#### Provided material
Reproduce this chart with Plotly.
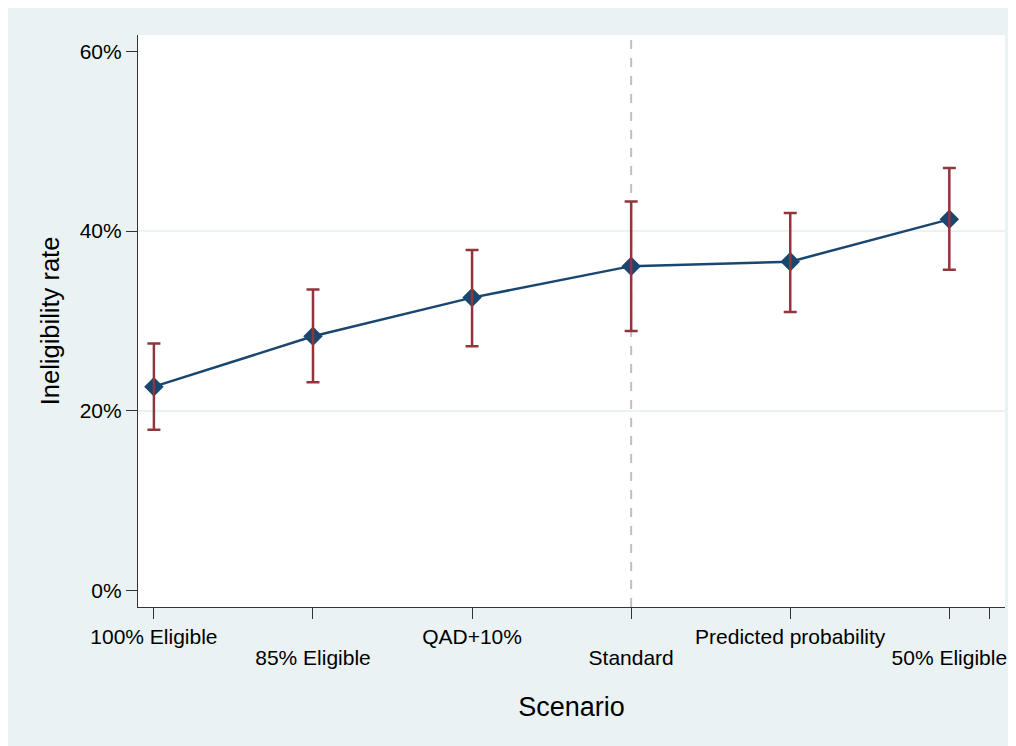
import plotly.graph_objects as go

scenarios = ["100% Eligible", "85% Eligible", "QAD+10%", "Standard", "Predicted probability", "50% Eligible"]
positions = [1, 2, 3, 4, 5, 6]
rate = [22.7, 28.3, 32.6, 36.1, 36.6, 41.3]
ci_low = [17.9, 23.2, 27.2, 28.9, 31.0, 35.7]
ci_high = [27.5, 33.5, 37.9, 43.3, 42.0, 47.0]
y_ticks = [0, 20, 40, 60]
y_tick_labels = ["0%", "20%", "40%", "60%"]
grid_values = [20, 40]
reference_scenario = "Standard"
extra_x_tick = 6.25

NAVY = "#1a476f"
MAROON = "#90353b"
BG = "#eaf2f3"
AXIS = "#333333"

err_plus = [h - r for h, r in zip(ci_high, rate)]
err_minus = [r - l for r, l in zip(rate, ci_low)]

fig = go.Figure()

# gridlines
for g in grid_values:
    fig.add_shape(type="line", xref="paper", yref="y", x0=0, x1=1, y0=g, y1=g,
                  line=dict(color=BG, width=2), layer="below")

# reference line
ref_x = positions[scenarios.index(reference_scenario)]
fig.add_shape(type="line", xref="x", yref="paper", x0=ref_x, x1=ref_x, y0=0, y1=1,
              line=dict(color="#c0c0c0", width=2, dash="dash"), layer="below")

fig.add_trace(go.Scatter(
    x=positions, y=rate, mode="lines+markers",
    line=dict(color=NAVY, width=2.5),
    marker=dict(symbol="diamond", size=15, color=NAVY),
    showlegend=False, hoverinfo="skip"))

fig.add_trace(go.Scatter(
    x=positions, y=rate, mode="markers",
    marker=dict(size=1, opacity=0),
    error_y=dict(type="data", symmetric=False, array=err_plus, arrayminus=err_minus,
                 color=MAROON, thickness=2.5, width=6.5),
    showlegend=False, hoverinfo="skip"))

# invisible trace for the second-row label axis
fig.add_trace(go.Scatter(x=positions, y=rate, xaxis="x2", mode="markers",
                         marker=dict(size=1, opacity=0), showlegend=False, hoverinfo="skip"))

row1_text = [s if i % 2 == 0 else "" for i, s in enumerate(scenarios)]
row2_vals = [p for i, p in enumerate(positions) if i % 2 == 1]
row2_text = [s for i, s in enumerate(scenarios) if i % 2 == 1]

TICKFONT = dict(size=21, color="black")

fig.update_layout(
    width=1016, height=746,
    margin=dict(l=130, r=19, t=27, b=147),
    paper_bgcolor=BG,
    plot_bgcolor="white",
    font=dict(family="Liberation Sans, Arial, sans-serif", color="black"),
    xaxis=dict(
        range=[0.9, 6.35],
        tickvals=positions + [extra_x_tick], ticktext=row1_text + [""],
        ticks="outside", ticklen=11, tickwidth=1.2, tickcolor=AXIS,
        showline=True, linecolor=AXIS, linewidth=1.2,
        showgrid=False, zeroline=False,
        tickfont=TICKFONT,
    ),
    xaxis2=dict(
        matches="x", overlaying="x", side="bottom", anchor="y",
        tickvals=row2_vals, ticktext=row2_text,
        ticks="outside", ticklen=11, tickcolor="rgba(0,0,0,0)",
        showline=False, showgrid=False, zeroline=False,
        ticklabelstandoff=21,
        tickfont=TICKFONT,
        title=dict(text="Scenario", font=dict(size=27), standoff=28),
    ),
    yaxis=dict(
        range=[-1.8, 61.8],
        tickvals=y_ticks, ticktext=y_tick_labels,
        ticks="outside", ticklen=11, tickwidth=1.2, tickcolor=AXIS,
        showline=True, linecolor=AXIS, linewidth=1.2,
        showgrid=False, zeroline=False,
        tickfont=TICKFONT,
        title=dict(text="Ineligibility rate", font=dict(size=25.5), standoff=12),
    ),
)

fig.write_html("out.html", post_script="document.body.style.overflow='hidden';")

#### Your instructions
Reproduce each line word for word and drop the pictures.

#### Result for this exercise
Reproduce this chart with Plotly.
import plotly.graph_objects as go

scenarios = ["100% Eligible", "85% Eligible", "QAD+10%", "Standard", "Predicted probability", "50% Eligible"]
positions = [1, 2, 3, 4, 5, 6]
rate = [22.7, 28.3, 32.6, 36.1, 36.6, 41.3]
ci_low = [17.9, 23.2, 27.2, 28.9, 31.0, 35.7]
ci_high = [27.5, 33.5, 37.9, 43.3, 42.0, 47.0]
y_ticks = [0, 20, 40, 60]
y_tick_labels = ["0%", "20%", "40%", "60%"]
grid_values = [20, 40]
reference_scenario = "Standard"
extra_x_tick = 6.25

NAVY = "#1a476f"
MAROON = "#90353b"
BG = "#eaf2f3"
AXIS = "#333333"

err_plus = [h - r for h, r in zip(ci_high, rate)]
err_minus = [r - l for r, l in zip(rate, ci_low)]

fig = go.Figure()

# gridlines
for g in grid_values:
    fig.add_shape(type="line", xref="paper", yref="y", x0=0, x1=1, y0=g, y1=g,
                  line=dict(color=BG, width=2), layer="below")

# reference line
ref_x = positions[scenarios.index(reference_scenario)]
fig.add_shape(type="line", xref="x", yref="paper", x0=ref_x, x1=ref_x, y0=0, y1=1,
              line=dict(color="#c0c0c0", width=2, dash="dash"), layer="below")

fig.add_trace(go.Scatter(
    x=positions, y=rate, mode="lines+markers",
    line=dict(color=NAVY, width=2.5),
    marker=dict(symbol="diamond", size=15, color=NAVY),
    showlegend=False, hoverinfo="skip"))

fig.add_trace(go.Scatter(
    x=positions, y=rate, mode="markers",
    marker=dict(size=1, opacity=0),
    error_y=dict(type="data", symmetric=False, array=err_plus, arrayminus=err_minus,
                 color=MAROON, thickness=2.5, width=6.5),
    showlegend=False, hoverinfo="skip"))

# invisible trace for the second-row label axis
fig.add_trace(go.Scatter(x=positions, y=rate, xaxis="x2", mode="markers",
                         marker=dict(size=1, opacity=0), showlegend=False, hoverinfo="skip"))

row1_text = [s if i % 2 == 0 else "" for i, s in enumerate(scenarios)]
row2_vals = [p for i, p in enumerate(positions) if i % 2 == 1]
row2_text = [s for i, s in enumerate(scenarios) if i % 2 == 1]

TICKFONT = dict(size=21, color="black")

fig.update_layout(
    width=1016, height=746,
    margin=dict(l=130, r=19, t=27, b=147),
    paper_bgcolor=BG,
    plot_bgcolor="white",
    font=dict(family="Liberation Sans, Arial, sans-serif", color="black"),
    xaxis=dict(
        range=[0.9, 6.35],
        tickvals=positions + [extra_x_tick], ticktext=row1_text + [""],
        ticks="outside", ticklen=11, tickwidth=1.2, tickcolor=AXIS,
        showline=True, linecolor=AXIS, linewidth=1.2,
        showgrid=False, zeroline=False,
        tickfont=TICKFONT,
    ),
    xaxis2=dict(
        matches="x", overlaying="x", side="bottom", anchor="y",
        tickvals=row2_vals, ticktext=row2_text,
        ticks="outside", ticklen=11, tickcolor="rgba(0,0,0,0)",
        showline=False, showgrid=False, zeroline=False,
        ticklabelstandoff=21,
        tickfont=TICKFONT,
        title=dict(text="Scenario", font=dict(size=27), standoff=28),
    ),
    yaxis=dict(
        range=[-1.8, 61.8],
        tickvals=y_ticks, ticktext=y_tick_labels,
        ticks="outside", ticklen=11, tickwidth=1.2, tickcolor=AXIS,
        showline=True, linecolor=AXIS, linewidth=1.2,
        showgrid=False, zeroline=False,
        tickfont=TICKFONT,
        title=dict(text="Ineligibility rate", font=dict(size=25.5), standoff=12),
    ),
)

fig.write_html("out.html", post_script="document.body.style.overflow='hidden';")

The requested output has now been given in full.